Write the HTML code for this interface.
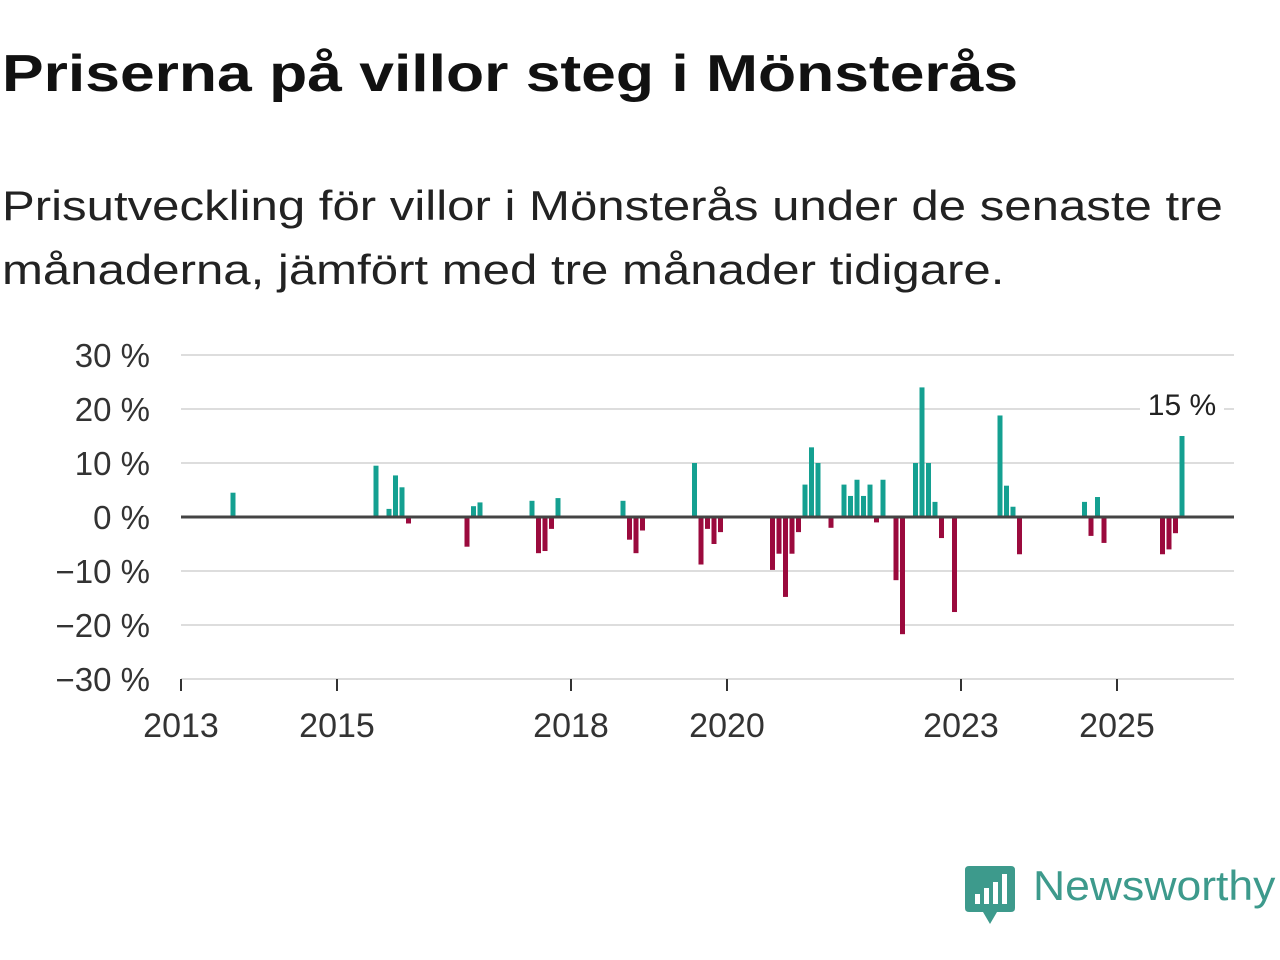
<!DOCTYPE html>
<html><head><meta charset="utf-8"><style>
body{margin:0;width:1280px;height:960px;background:#fff;font-family:"Liberation Sans","DejaVu Sans",sans-serif;overflow:hidden}
h1{position:absolute;left:2px;top:44px;margin:0;font-size:52px;font-weight:bold;color:#111;white-space:nowrap;transform:scaleX(1.2);transform-origin:left top}
p{position:absolute;left:2px;top:174px;margin:0;font-size:42px;line-height:64px;color:#222;white-space:nowrap;transform:scaleX(1.17);transform-origin:left top}
svg{position:absolute;left:0;top:0}
</style></head><body>
<h1>Priserna på villor steg i Mönsterås</h1>
<p>Prisutveckling för villor i Mönsterås under de senaste tre<br>månaderna, jämfört med tre månader tidigare.</p>
<svg id="chart" width="1280" height="960"></svg>
<div style="position:absolute;left:965px;top:866px;">
<svg width="50" height="60" style="position:static"><path d="M0 4 Q0 0 4 0 H46 Q50 0 50 4 V42 Q50 46 46 46 H32 L25 58 L18 46 H4 Q0 46 0 42Z" fill="#3d9a8c"/><rect x="10" y="28" width="5" height="10" fill="#fff"/><rect x="19" y="22" width="5" height="16" fill="#fff"/><rect x="28" y="16" width="5" height="22" fill="#fff"/><rect x="37" y="8" width="5" height="30" fill="#fff"/></svg>
<span style="position:absolute;left:68px;top:-4px;font-size:42px;color:#3d9a8c;white-space:nowrap;transform:scaleX(1.06);transform-origin:left top">Newsworthy</span></div>
<script>
const months=[8,30,32,33,34,35,44,45,46,54,55,56,57,58,68,69,70,71,79,80,81,82,83,91,92,93,94,95,96,97,98,100,102,103,104,105,106,107,108,110,111,113,114,115,116,117,119,126,127,128,129,139,140,141,142,151,152,153,154];
const values=[4.5,9.5,1.5,7.7,5.5,-1.2,-5.5,2,2.7,3,-6.7,-6.3,-2.2,3.5,3,-4.2,-6.7,-2.5,10,-8.8,-2.2,-5,-2.8,-9.8,-6.8,-14.8,-6.8,-2.8,6,12.9,10,-2,6,3.9,6.9,3.9,6,-1,6.9,-11.7,-21.7,10,24,10,2.8,-3.9,-17.6,18.8,5.8,1.9,-6.9,2.8,-3.5,3.7,-4.8,-6.9,-6,-3,15];
const yTicks=[30,20,10,0,-10,-20,-30];
const yTickLabels=["30 %","20 %","10 %","0 %","−10 %","−20 %","−30 %"];
const xTickMonths=[0,24,60,84,120,144];
const xTickLabels=["2013","2015","2018","2020","2023","2025"];
const lastLabel="15 %";
const NS="http://www.w3.org/2000/svg",svg=document.getElementById('chart');
const x=m=>181+m*6.5, y=v=>517-v*5.4;
function el(t,a){const e=document.createElementNS(NS,t);for(const k in a)e.setAttribute(k,a[k]);svg.appendChild(e);return e;}
yTicks.forEach((v,i)=>{
 if(v!==0&&v!==-30){const g=el('line',{x1:181,x2:1234,y1:y(v),y2:y(v),stroke:'#ddd','stroke-width':2});
 
 }
 const t=el('text',{x:150,y:y(v)+12,'text-anchor':'end','font-size':33,fill:'#333'});t.textContent=yTickLabels[i];
 
 
});
const b=el('line',{x1:181,x2:1234,y1:y(-30),y2:y(-30),stroke:'#ddd','stroke-width':2});


xTickMonths.forEach((m,i)=>{
 const l=el('line',{x1:x(m),x2:x(m),y1:y(-30),y2:y(-30)+12,stroke:'#333','stroke-width':2});
 
 
 const t=el('text',{x:x(m),y:737,'text-anchor':'middle','font-size':34,fill:'#333'});t.textContent=xTickLabels[i];
 
 
});
months.forEach((m,i)=>{const v=values[i];
 const r=el('rect',{x:x(m)-2.5,width:5,y:Math.min(y(v),y(0)),height:Math.abs(y(v)-y(0)),fill:v>=0?'#14a091':'#9b0a3d'});
 
 
});
const z=el('line',{x1:181,x2:1234,y1:y(0),y2:y(0),stroke:'#444','stroke-width':3});


const lm=months[months.length-1];
const bg=el('rect',{x:x(lm)-42,y:y(20)-4,width:84,height:8,fill:'#fff'});


const lt=el('text',{x:x(lm),y:y(20)+6,'text-anchor':'middle','font-size':30,fill:'#222'});lt.textContent=lastLabel;


</script>
</body></html>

■ ■ ■ ■ ■

#### WHAT THE TASK REQUIRES:
Print the listing above in full, exactly as written. Omit any pictures.

#### CORRECT RESPONSE:
Write the HTML code for this interface.
<!DOCTYPE html>
<html><head><meta charset="utf-8"><style>
body{margin:0;width:1280px;height:960px;background:#fff;font-family:"Liberation Sans","DejaVu Sans",sans-serif;overflow:hidden}
h1{position:absolute;left:2px;top:44px;margin:0;font-size:52px;font-weight:bold;color:#111;white-space:nowrap;transform:scaleX(1.2);transform-origin:left top}
p{position:absolute;left:2px;top:174px;margin:0;font-size:42px;line-height:64px;color:#222;white-space:nowrap;transform:scaleX(1.17);transform-origin:left top}
svg{position:absolute;left:0;top:0}
</style></head><body>
<h1>Priserna på villor steg i Mönsterås</h1>
<p>Prisutveckling för villor i Mönsterås under de senaste tre<br>månaderna, jämfört med tre månader tidigare.</p>
<svg id="chart" width="1280" height="960"></svg>
<div style="position:absolute;left:965px;top:866px;">
<svg width="50" height="60" style="position:static"><path d="M0 4 Q0 0 4 0 H46 Q50 0 50 4 V42 Q50 46 46 46 H32 L25 58 L18 46 H4 Q0 46 0 42Z" fill="#3d9a8c"/><rect x="10" y="28" width="5" height="10" fill="#fff"/><rect x="19" y="22" width="5" height="16" fill="#fff"/><rect x="28" y="16" width="5" height="22" fill="#fff"/><rect x="37" y="8" width="5" height="30" fill="#fff"/></svg>
<span style="position:absolute;left:68px;top:-4px;font-size:42px;color:#3d9a8c;white-space:nowrap;transform:scaleX(1.06);transform-origin:left top">Newsworthy</span></div>
<script>
const months=[8,30,32,33,34,35,44,45,46,54,55,56,57,58,68,69,70,71,79,80,81,82,83,91,92,93,94,95,96,97,98,100,102,103,104,105,106,107,108,110,111,113,114,115,116,117,119,126,127,128,129,139,140,141,142,151,152,153,154];
const values=[4.5,9.5,1.5,7.7,5.5,-1.2,-5.5,2,2.7,3,-6.7,-6.3,-2.2,3.5,3,-4.2,-6.7,-2.5,10,-8.8,-2.2,-5,-2.8,-9.8,-6.8,-14.8,-6.8,-2.8,6,12.9,10,-2,6,3.9,6.9,3.9,6,-1,6.9,-11.7,-21.7,10,24,10,2.8,-3.9,-17.6,18.8,5.8,1.9,-6.9,2.8,-3.5,3.7,-4.8,-6.9,-6,-3,15];
const yTicks=[30,20,10,0,-10,-20,-30];
const yTickLabels=["30 %","20 %","10 %","0 %","−10 %","−20 %","−30 %"];
const xTickMonths=[0,24,60,84,120,144];
const xTickLabels=["2013","2015","2018","2020","2023","2025"];
const lastLabel="15 %";
const NS="http://www.w3.org/2000/svg",svg=document.getElementById('chart');
const x=m=>181+m*6.5, y=v=>517-v*5.4;
function el(t,a){const e=document.createElementNS(NS,t);for(const k in a)e.setAttribute(k,a[k]);svg.appendChild(e);return e;}
yTicks.forEach((v,i)=>{
 if(v!==0&&v!==-30){const g=el('line',{x1:181,x2:1234,y1:y(v),y2:y(v),stroke:'#ddd','stroke-width':2});
 
 }
 const t=el('text',{x:150,y:y(v)+12,'text-anchor':'end','font-size':33,fill:'#333'});t.textContent=yTickLabels[i];
 
 
});
const b=el('line',{x1:181,x2:1234,y1:y(-30),y2:y(-30),stroke:'#ddd','stroke-width':2});


xTickMonths.forEach((m,i)=>{
 const l=el('line',{x1:x(m),x2:x(m),y1:y(-30),y2:y(-30)+12,stroke:'#333','stroke-width':2});
 
 
 const t=el('text',{x:x(m),y:737,'text-anchor':'middle','font-size':34,fill:'#333'});t.textContent=xTickLabels[i];
 
 
});
months.forEach((m,i)=>{const v=values[i];
 const r=el('rect',{x:x(m)-2.5,width:5,y:Math.min(y(v),y(0)),height:Math.abs(y(v)-y(0)),fill:v>=0?'#14a091':'#9b0a3d'});
 
 
});
const z=el('line',{x1:181,x2:1234,y1:y(0),y2:y(0),stroke:'#444','stroke-width':3});


const lm=months[months.length-1];
const bg=el('rect',{x:x(lm)-42,y:y(20)-4,width:84,height:8,fill:'#fff'});


const lt=el('text',{x:x(lm),y:y(20)+6,'text-anchor':'middle','font-size':30,fill:'#222'});lt.textContent=lastLabel;


</script>
</body></html>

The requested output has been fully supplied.